(PROVIDED MATERIAL):
________________________
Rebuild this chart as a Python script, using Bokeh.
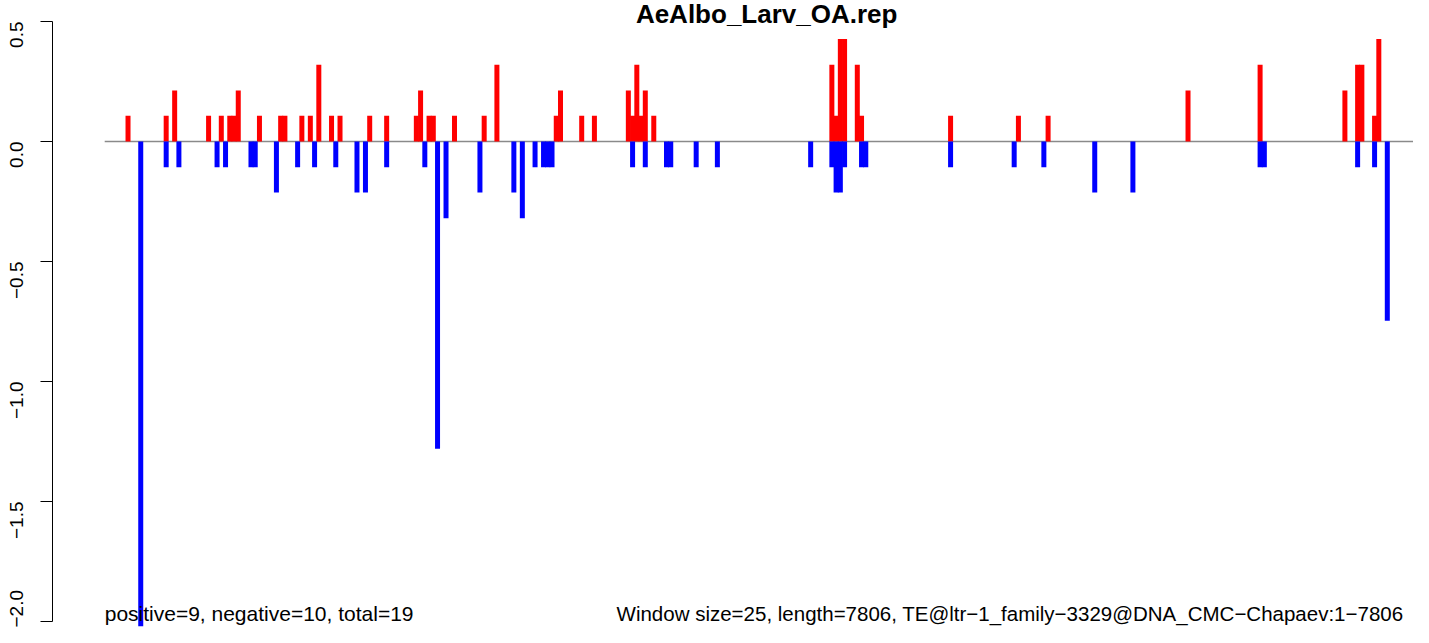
import math
from bokeh.plotting import figure
from bokeh.models import Range1d, FixedTicker, CustomJSTickFormatter, ColumnDataSource
from bokeh.embed import file_html
from bokeh.resources import INLINE
from bokeh.core.properties import value

# ---------------- data ----------------
title_text = "AeAlbo_Larv_OA.rep"
left_note = "positive=9, negative=10, total=19"
right_note = "Window size=25, length=7806, TE@ltr\u22121_family\u22123329@DNA_CMC\u2212Chapaev:1\u22127806"
window_size = 25
seq_length = 7806

# window index (window start = index * window_size) and value
pos_window = [5, 14, 16, 24, 27, 29, 30, 31, 36, 41, 42, 46, 48, 50, 53, 55, 62, 66,
              73, 74, 76, 77, 82, 89, 92, 106, 107, 112, 115, 123, 124, 125, 126, 127,
              129, 171, 172, 173, 174, 177, 178, 199, 215, 222, 255, 272, 292, 295, 296,
              299, 300]
pos_value = [0.107, 0.107, 0.213, 0.107, 0.107, 0.107, 0.107, 0.213, 0.107, 0.107, 0.107,
             0.107, 0.107, 0.320, 0.107, 0.107, 0.107, 0.107,
             0.107, 0.213, 0.107, 0.107, 0.107, 0.107, 0.320, 0.107, 0.213, 0.107, 0.107,
             0.213, 0.107, 0.320, 0.107, 0.213,
             0.107, 0.320, 0.107, 0.427, 0.427, 0.320, 0.107, 0.107, 0.107, 0.107, 0.213,
             0.320, 0.213, 0.320, 0.320,
             0.107, 0.427]

neg_window = [8, 14, 17, 26, 28, 34, 35, 40, 45, 49, 54, 59, 61, 66, 75, 78, 80, 88, 96,
              98, 101, 103, 104, 105, 124, 127, 132, 133, 139, 144, 166, 171, 172, 173,
              174, 178, 179, 199, 214, 221, 233, 242, 272, 273, 295, 299, 302]
neg_value = [-2.02, -0.107, -0.107, -0.107, -0.107, -0.107, -0.107, -0.213, -0.107, -0.107,
             -0.107, -0.213, -0.213, -0.107, -0.107, -1.280, -0.320, -0.213, -0.213,
             -0.320, -0.107, -0.107, -0.107, -0.107, -0.107, -0.107, -0.107, -0.107,
             -0.107, -0.107, -0.107, -0.107, -0.213, -0.213,
             -0.107, -0.107, -0.107, -0.107, -0.107, -0.107, -0.213, -0.213, -0.107,
             -0.107, -0.107, -0.107, -0.747]

y_ticks = [-2.0, -1.5, -1.0, -0.5, 0.0, 0.5]

# ---------------- layout ----------------
W, H = 1413, 627
frame_left = 52
px_per_bp = 0.1696
zero_bp_px = 104.2         # canvas x of position 0
px_per_unit = 240.0
zero_val_px = 141.0        # canvas y of value 0

x_start = -(zero_bp_px - frame_left) / px_per_bp
x_end = x_start + (W - frame_left) / px_per_bp
y_end = zero_val_px / px_per_unit
y_start = -(H - zero_val_px) / px_per_unit

p = figure(width=W, height=H, output_backend="svg", toolbar_location=None,
           x_range=Range1d(x_start, x_end), y_range=Range1d(y_start, y_end),
           x_axis_location=None, y_axis_location="left")
p.min_border_left = frame_left
p.min_border_right = 0
p.min_border_top = 0
p.min_border_bottom = 0
p.outline_line_color = None
p.background_fill_color = "white"
p.border_fill_color = "white"
p.ygrid.visible = False
p.xgrid.visible = False

ax = p.yaxis[0]
ax.ticker = FixedTicker(ticks=y_ticks)
ax.formatter = CustomJSTickFormatter(code="return (tick < 0 ? '\u2212' : '') + Math.abs(tick).toFixed(1);")
ax.bounds = (-2.0, 0.5)
ax.major_tick_out = 12
ax.major_tick_in = 0
ax.minor_tick_out = 0
ax.minor_tick_in = 0
ax.axis_line_color = "black"
ax.axis_line_width = 1
ax.major_tick_line_color = "black"
ax.major_label_orientation = math.pi / 2
ax.major_label_text_font = "Liberation Sans"
ax.major_label_text_font_size = "19px"
ax.major_label_text_color = "black"
ax.major_label_standoff = 24

pos_src = ColumnDataSource(dict(
    x=[(w + 0.5) * window_size for w in pos_window], top=pos_value))
neg_src = ColumnDataSource(dict(
    x=[(w + 0.5) * window_size for w in neg_window], bottom=neg_value))

bar_w = 5 / px_per_bp
p.segment(x0=[0], y0=[0], x1=[seq_length], y1=[0], line_color="#8a8a8a", line_width=1.5)
p.vbar(x="x", top="top", bottom=0, width=bar_w, source=pos_src,
       fill_color="#ff0000", line_color=None)
p.vbar(x="x", top=0, bottom="bottom", width=bar_w, source=neg_src,
       fill_color="#0000ff", line_color=None)

txt_y = -(613 - zero_val_px) / px_per_unit
p.text(x=[0], y=[txt_y], text=[left_note], text_font=value("Liberation Sans"),
       text_font_size="21px", text_align="left", text_baseline="alphabetic",
       text_color="black")
p.text(x=[3018], y=[txt_y], text=[right_note], text_font=value("Liberation Sans"),
       text_font_size="20.5px", text_align="left", text_baseline="alphabetic",
       text_color="black")
title_y = (zero_val_px - 13) / px_per_unit
p.text(x=[seq_length / 2], y=[title_y], text=[title_text], text_font=value("Liberation Sans"),
       text_font_size="26px", text_font_style="bold", text_align="center",
       text_baseline="alphabetic", text_color="black")

open("out.html", "w").write(file_html(p, INLINE))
________________________
Print, exactly as written, the lines above from the first one to the one containing "from bokeh.core.properties import value". Leave out pictures.

(THE ANSWER):
Rebuild this chart as a Python script, using Bokeh.
import math
from bokeh.plotting import figure
from bokeh.models import Range1d, FixedTicker, CustomJSTickFormatter, ColumnDataSource
from bokeh.embed import file_html
from bokeh.resources import INLINE
from bokeh.core.properties import value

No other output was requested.